De Groendreef was een van de belangrijkste attracties van dit deel van Brussel. Het was voor de Brusselaars een aangename plaats om op zondag te vertoeven. Halfweg de negentiende eeuw nam de populariteit van de Groendreef af door het succes van de nieuwe Louizalaan.
Laken zelf bleef belangrijk doordat het Kasteel van Schoonenberg al sinds de achttiende eeuw de residentie was van de landvoogden van de Zuidelijke Nederlanden. In 1830 werd het de privéresidentie van de Belgische koning, wat de gemeente Laken heel wat aanzien gaf. De Brusselse bourgeoisie liet langs de vaart dan ook zogenaamde 'plaisances' of buitenverblijven optrekken.
Op het einde van de negentiende eeuw stuitte de vaart op zijn limieten door de economische en industriële ontwikkeling van Brussel. Om de oevers te ontwikkelen, werd in 1897 113 hectare grondgebied van Laken en Sint-Jans-Molenbeek toegevoegd aan de Stad Brussel.
Tussen 1902 en 1907 werd op deze plaats onder meer Thurn en Taxis opgetrokken.
Het project om Laken, Haren en Neder-over-Heembeek te annexeren, was reeds vóór de Eerste Wereldoorlog overwogen in het kader van een veel ambitieuzer programma voor de annexatie van andere gemeentes. De oorlog zette een rem op dit project, dat uiteindelijk enkel de annexatie omvatte van de drie gemeentes ten noorden van Brussel.
Deze annexaties vonden hun oorsprong in de uitbreiding van de Willebroekse Vaart en de bouw van een zeehaven in het noorden van Brussel. Door de evolutie van de scheepvaart, de grootte van de schepen, de industrialisatie en een spoorwegbrug konden boten niet langer tot in het centrum van de stad varen.
De annexatie van deze gebieden vormde met 2255 hectare de belangrijkste uitbreiding van Brussel.
Deze operatie bleek een succes voor de ontwikkeling van de drie gemeentes, waarvan de verstedelijking met behoud van groenzones een belangrijk voordeel bood. Laken bleek de ideale locatie voor tal van internationale evenementen, waaronder de twee Wereldtentoonstellingen van 1935 en 1958.
In 1895 vestigde de Royal Sport Nautique Club zich in een eigen gebouw aan de Groendreef.

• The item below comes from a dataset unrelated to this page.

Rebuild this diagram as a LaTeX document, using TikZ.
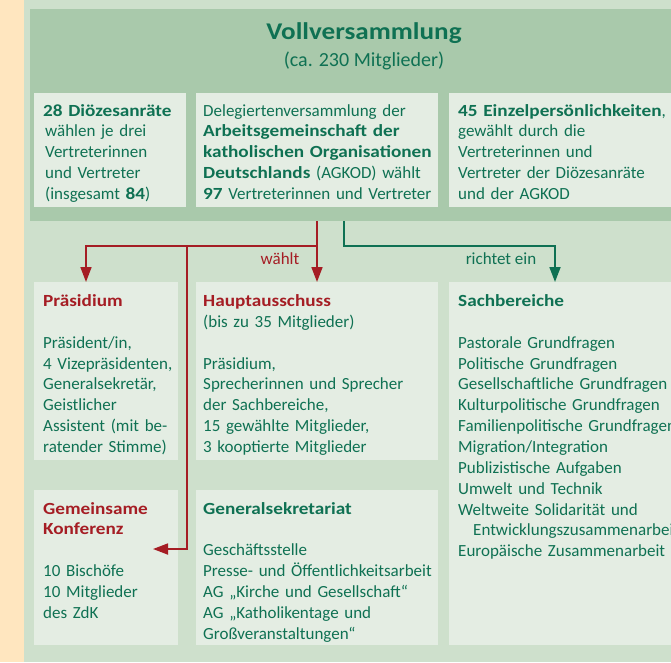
\documentclass[tikz,border=0pt]{standalone}
\usepackage{fontspec}
\setmainfont{Carlito}[BoldFeatures={FakeStretch=1.13}]
\usetikzlibrary{arrows.meta}
\definecolor{cream}{HTML}{FFE6BF}
\definecolor{bglight}{HTML}{CEE0CC}
\definecolor{bgdark}{HTML}{A9C9AB}
\definecolor{boxfill}{HTML}{E4EDE3}
\definecolor{zdkgreen}{HTML}{0F7153}
\definecolor{zdkred}{HTML}{A51D24}
\newcommand{\rt}[1]{\textcolor{zdkred}{\textbf{#1}}}
\newcommand{\gap}{\\[20.85pt]}
\begin{document}
\begin{tikzpicture}[x=1pt,y=-1pt,
  panel/.style={draw=none, fill=boxfill, inner sep=0pt, outer sep=0pt, anchor=north west},
  body/.style={text=zdkgreen, font=\fontsize{17}{20.85}\selectfont, inner sep=0pt, anchor=base west, align=left, text width=#1},
  lbl/.style={font=\fontsize{17}{20.85}\selectfont, inner sep=0pt, anchor=base},
  redarr/.style={draw=zdkred, line width=1.7pt, -{Triangle[length=15pt,width=11pt]}},
  redln/.style={draw=zdkred, line width=1.7pt},
  grarr/.style={draw=zdkgreen, line width=1.7pt, -{Triangle[length=15pt,width=11pt]}}
]
\useasboundingbox (0,0) rectangle (671,662);
\fill[bglight] (0,0) rectangle (671,662);
\fill[cream] (0,0) rectangle (24,662);

% top panel
\node[panel, fill=bgdark, minimum width=641pt, minimum height=212pt] (vv) at (30,9) {};
\node[text=zdkgreen, font=\fontsize{24}{28}\selectfont\bfseries, inner sep=0pt, anchor=base] (title) at (364,39) {Vollversammlung};
\node[text=zdkgreen, font=\fontsize{20}{24}\selectfont, inner sep=0pt, anchor=base] (subtitle) at (364,66) {(ca. 230 Mitglieder)};

\node[panel, minimum width=152pt, minimum height=114pt] (b1) at (34,93) {};
\node[panel, minimum width=242pt, minimum height=114pt] (b2) at (196,93) {};
\node[panel, minimum width=222pt, minimum height=114pt] (b3) at (449,93) {};

\node[body=140pt] (t1) at (43,116) {\textbf{28 Diözesanräte}\\
\hspace*{2pt}wählen je drei\\
\hspace*{2pt}Vertreterinnen\\
\hspace*{2pt}und Vertreter\\
\hspace*{2pt}(insgesamt \textbf{84})};
\node[body=240pt] (t2) at (203,116) {Delegiertenversammlung der\\
\textbf{Arbeitsgemeinschaft der}\\
\textbf{katholischen Organisationen}\\
\textbf{Deutschlands} (AGKOD) wählt\\
\textbf{97} Vertreterinnen und Vertreter};
\node[body=240pt] (t3) at (458,116) {\textbf{45 Einzelpersönlichkeiten},\\
gewählt durch die\\
Vertreterinnen und\\
Vertreter der Diözesanräte\\
und der AGKOD};

% second row
\node[panel, minimum width=144pt, minimum height=178pt] (praes) at (34,282) {};
\node[panel, minimum width=242pt, minimum height=178pt] (haupt) at (196,282) {};
\node[panel, minimum width=222pt, minimum height=363pt] (sach) at (449,282) {};

\node[body=140pt] (tp) at (43,306.5) {\rt{Präsidium}\gap
Präsident/in,\\
4 Vizepräsidenten,\\
Generalsekretär,\\
Geistlicher\\
Assistent (mit be-\\
ratender Stimme)};
\node[body=240pt] (th) at (203,306.5) {\rt{Hauptausschuss}\\
(bis zu 35 Mitglieder)\gap
Präsidium,\\
Sprecherinnen und Sprecher\\
der Sachbereiche,\\
15 gewählte Mitglieder,\\
3 kooptierte Mitglieder};
\node[body=260pt] (ts) at (458,306.5) {\textbf{Sachbereiche}\gap
Pastorale Grundfragen\\
Politische Grundfragen\\
Gesellschaftliche Grundfragen\\
Kulturpolitische Grundfragen\\
Familienpolitische Grundfragen\\
Migration/Integration\\
Publizistische Aufgaben\\
Umwelt und Technik\\
Weltweite Solidarität und\\
\hspace*{15pt}Entwicklungszusammenarbeit\\
Europäische Zusammenarbeit};

% third row
\node[panel, minimum width=144pt, minimum height=155pt] (gk) at (34,490) {};
\node[panel, minimum width=242pt, minimum height=155pt] (gs) at (196,490) {};

\node[body=140pt] (tg) at (43,514) {\rt{Gemeinsame}\\
\rt{Konferenz}\gap
10 Bischöfe\\
10 Mitglieder\\
des ZdK};
\node[body=240pt] (tgs) at (203,514) {\textbf{Generalsekretariat}\gap
Geschäftsstelle\\
Presse- und Öffentlichkeitsarbeit\\
AG „Kirche und Gesellschaft“\\
AG „Katholikentage und\\
Großveranstaltungen“};

% connectors
\coordinate (redsplit) at (317,246);
\coordinate (redleft) at (86,246);
\coordinate (konfx) at (187,246);
\coordinate (konfturn) at (187,549);
\coordinate (konftip) at (153,549);
\coordinate (grsplit) at (344,246);
\coordinate (grin) at (555,282);

\draw[redarr] (haupt.north |- vv.south) -- (haupt.north);
\draw[redarr] (haupt.north |- redsplit) -- (redleft) -- (redleft |- praes.north);
\draw[redarr] (konfx) -- (konfturn) -- (konftip);
\draw[grarr] (grsplit |- vv.south) -- (grsplit) -| (grin);

\node[lbl, text=zdkred] (lw) at (280,264) {wählt};
\node[lbl, text=zdkgreen] (lr) at (501,264) {richtet ein};
\end{tikzpicture}
\end{document}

Ook tijdens de uitbreidingswerken van de haven werden er regatta's georganiseerd. Ze waren het paradepaardje van de watersportclub, die ook vandaag nog bestaat.

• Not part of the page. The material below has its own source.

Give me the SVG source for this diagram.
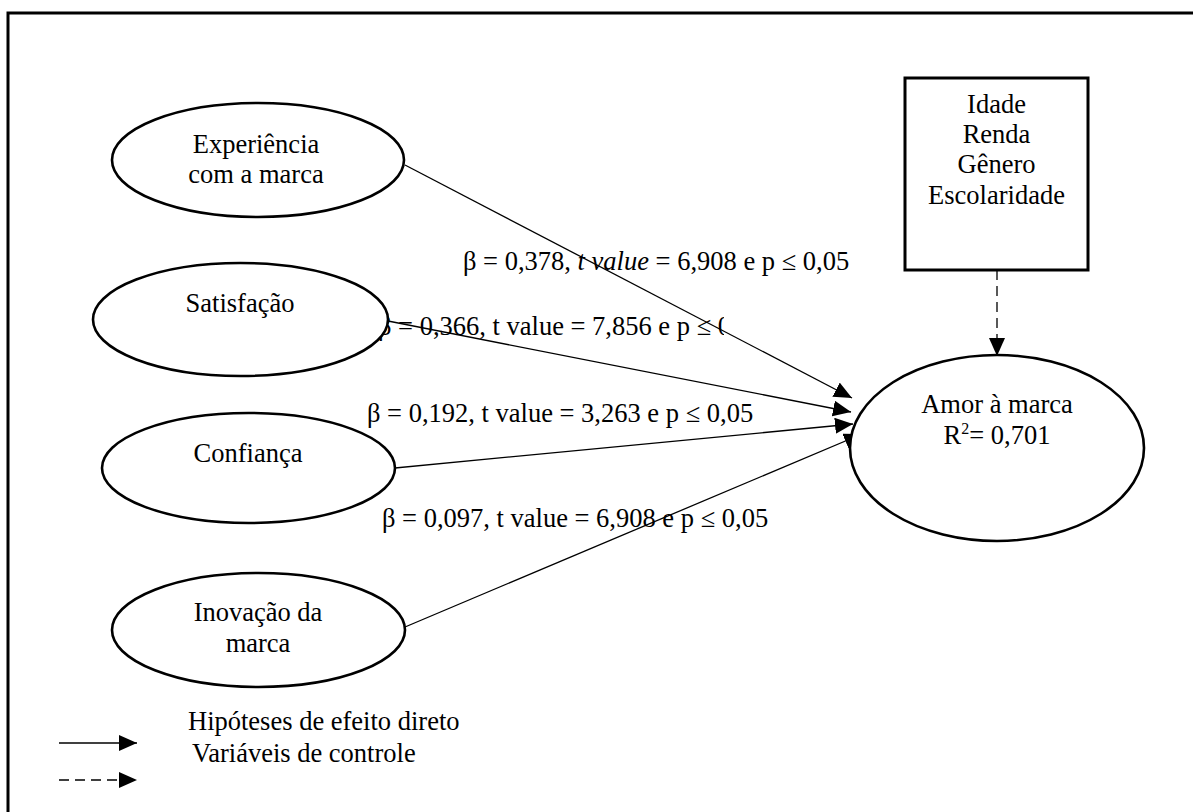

Haren en Neder-over-Heembeek waren op het moment van de annexatie nog echt landelijke gemeentes. Door de ligging langs de vaart waren het aantrekkelijke locaties. Allebei voorzagen ze de hoofdstad van verse producten. Vanaf 1921 ondergingen de gemeentes een snelle verstedelijking, maar bleef het groene karakter bewaard.
In 1925 werd de hoofdstad uitgebreid met twee extra zones, waaronder het terrein van het Brugmannziekenhuis (25 hectare) en nog een klein perceel van 16 hectare.

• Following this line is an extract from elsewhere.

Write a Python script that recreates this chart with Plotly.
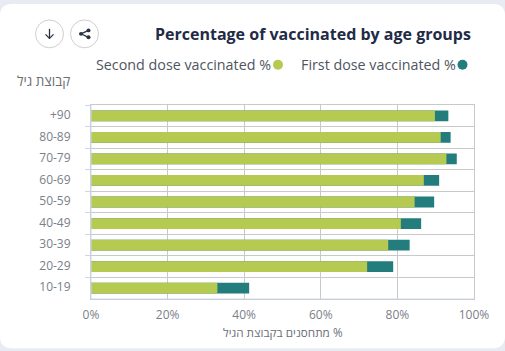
import plotly.graph_objects as go

age_groups = ["+90", "80-89", "70-79", "60-69", "50-59", "40-49", "30-39", "20-29", "10-19"]
second_dose = [89.8, 91.3, 92.8, 86.9, 84.5, 80.9, 77.6, 72.1, 33.0]
first_dose = [93.3, 93.9, 95.5, 90.9, 89.6, 86.2, 83.2, 78.9, 41.3]
x_ticks = [0, 20, 40, 60, 80, 100]
x_tick_labels = ["0%", "20%", "40%", "60%", "80%", "100%"]

title_text = "Percentage of vaccinated by age groups"
second_name = "Second dose vaccinated %"
first_name = "First dose vaccinated %"
y_title = "קבוצת גיל"
x_title = "\u200f% מתחסנים בקבוצת הגיל"

W, H = 505, 351
L, R, T, B = 91, 474, 104.5, 299.5
FONT = "Open Sans"
GREEN = "#b6ca51"
TEAL = "#237d7d"


def px(x):
    return (x - L) / (R - L)


def py(y):
    return (B - y) / (B - T)


def circle(cx, cy, r, **kw):
    return dict(type="circle", xref="paper", yref="paper", x0=px(cx - r), x1=px(cx + r),
                y0=py(cy + r), y1=py(cy - r), **kw)


def pth(points):
    return "M " + " L ".join(f"{px(a):.5f},{py(b):.5f}" for a, b in points)


fig = go.Figure()
fig.add_bar(y=age_groups, x=first_dose, orientation="h", name=first_name, marker_color=TEAL,
            marker_line_width=0)
fig.add_bar(y=age_groups, x=second_dose, orientation="h", name=second_name, marker_color=GREEN,
            marker_line_width=0)

r = 12
x0, x1, y0, y1 = 0, 505, 3, 349
c = lambda a, b: f"{px(a):.5f},{py(b):.5f}"
card = (f"M {c(x0 + r, y0)} L {c(x1 - r, y0)} Q {c(x1, y0)} {c(x1, y0 + r)} L {c(x1, y1 - r)} "
        f"Q {c(x1, y1)} {c(x1 - r, y1)} L {c(x0 + r, y1)} Q {c(x0, y1)} {c(x0, y1 - r)} "
        f"L {c(x0, y0 + r)} Q {c(x0, y0)} {c(x0 + r, y0)} Z")

shapes = [
    dict(type="path", path=card, xref="paper", yref="paper", layer="below",
         fillcolor="white", line_width=0),
    circle(49.5, 33, 14, line=dict(color="#cfcfcf", width=1), fillcolor="white"),
    circle(84.5, 33, 14, line=dict(color="#cfcfcf", width=1), fillcolor="white"),
    dict(type="path", xref="paper", yref="paper", line=dict(color="#2a3342", width=1.3),
         path=pth([(49.5, 28), (49.5, 37.5)])),
    dict(type="path", xref="paper", yref="paper", line=dict(color="#2a3342", width=1.3),
         path=pth([(45.5, 33.5), (49.5, 37.5), (53.5, 33.5)])),
    dict(type="path", xref="paper", yref="paper", line=dict(color="#2a3342", width=1.2),
         path=pth([(88.5, 29.5), (81, 33), (88.5, 36.5)])),
    circle(81, 33, 2, fillcolor="#2a3342", line_width=0),
    circle(88.5, 29.5, 2, fillcolor="#2a3342", line_width=0),
    circle(88.5, 36.5, 2, fillcolor="#2a3342", line_width=0),
    circle(462.5, 64, 5, fillcolor=TEAL, line_width=0),
    circle(278, 64, 5, fillcolor=GREEN, line_width=0),
    dict(type="path", xref="paper", yref="paper", line=dict(color="#ccd6eb", width=1),
         path=pth([(91, 104.5), (91, 299.5), (474, 299.5)])),
]

annotations = [
    dict(text=f"<b>{title_text}</b>", x=px(473), y=py(33), xanchor="right", yanchor="middle",
         font=dict(family=FONT, size=16, color="#222b45")),
    dict(text=first_name, x=px(458), y=py(63.5), xanchor="right", yanchor="middle",
         font=dict(family=FONT, size=14.3, color="#4f5560")),
    dict(text=second_name, x=px(272.5), y=py(63.5), xanchor="right", yanchor="middle",
         font=dict(family=FONT, size=14.3, color="#4f5560")),
    dict(text=y_title, x=px(71.5), y=py(80.5), xanchor="right", yanchor="middle",
         font=dict(family=FONT, size=13.5, color="#6b6f76")),
    dict(text=x_title, x=px(282.5), y=py(333), xanchor="center", yanchor="middle",
         font=dict(family=FONT, size=11.7, color="#6b6f76")),
]
for a in annotations:
    a.update(xref="paper", yref="paper", showarrow=False)

fig.update_layout(
    width=W, height=H, autosize=False,
    margin=dict(l=L, r=W - R, t=T, b=H - B, pad=0),
    barmode="overlay", bargap=0.5,
    paper_bgcolor="#e8ecf2", plot_bgcolor="rgba(0,0,0,0)",
    showlegend=False, shapes=shapes, annotations=annotations,
    font=dict(family=FONT, size=12, color="#7b8088"),
)
fig.update_xaxes(range=[0, 100], tickvals=x_ticks, ticktext=x_tick_labels, showgrid=True,
                 gridcolor="#c9c9c9", gridwidth=1, zeroline=False, showline=True,
                 linecolor="#c9c9c9", linewidth=1, mirror=True, ticks="", ticklabelstandoff=5,
                 automargin=False, tickfont=dict(size=12, color="#7b8088"))
fig.update_yaxes(type="category", categoryorder="array", categoryarray=age_groups,
                 autorange="reversed", tickson="boundaries", ticks="outside", ticklen=5,
                 tickcolor="#ccd6eb", showgrid=True, gridcolor="#c9c9c9", gridwidth=1,
                 showline=True, linecolor="#c9c9c9", linewidth=1, mirror=True, zeroline=False,
                 ticklabelstandoff=17, ticklabelshift=1, automargin=False,
                 tickfont=dict(size=12, color="#7b8088"))

fig.write_html("out.html", config={"displayModeBar": False},
               post_script="document.body.style.margin='0';document.body.style.overflow='hidden';")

Na de onafhankelijkheid groeide Brussel van 400 hectare in 1830 tot bijna 3300 hectare in 1925, waarvan 748 hectare bebouwd en 2524 hectare onbebouwd gebied. Derhalve is het grondgebied tijdens die periode acht keer zo groot geworden. Vandaag beslaat de Stad Brussel een oppervlakte van ongeveer 33 km², verdeeld over zes zones: de Vijfhoek, Laken, Haren, Neder-over-Heembeek, de as Louiza-Roosenvelt en de Europese wijk – Leopold-Schumann-Squares.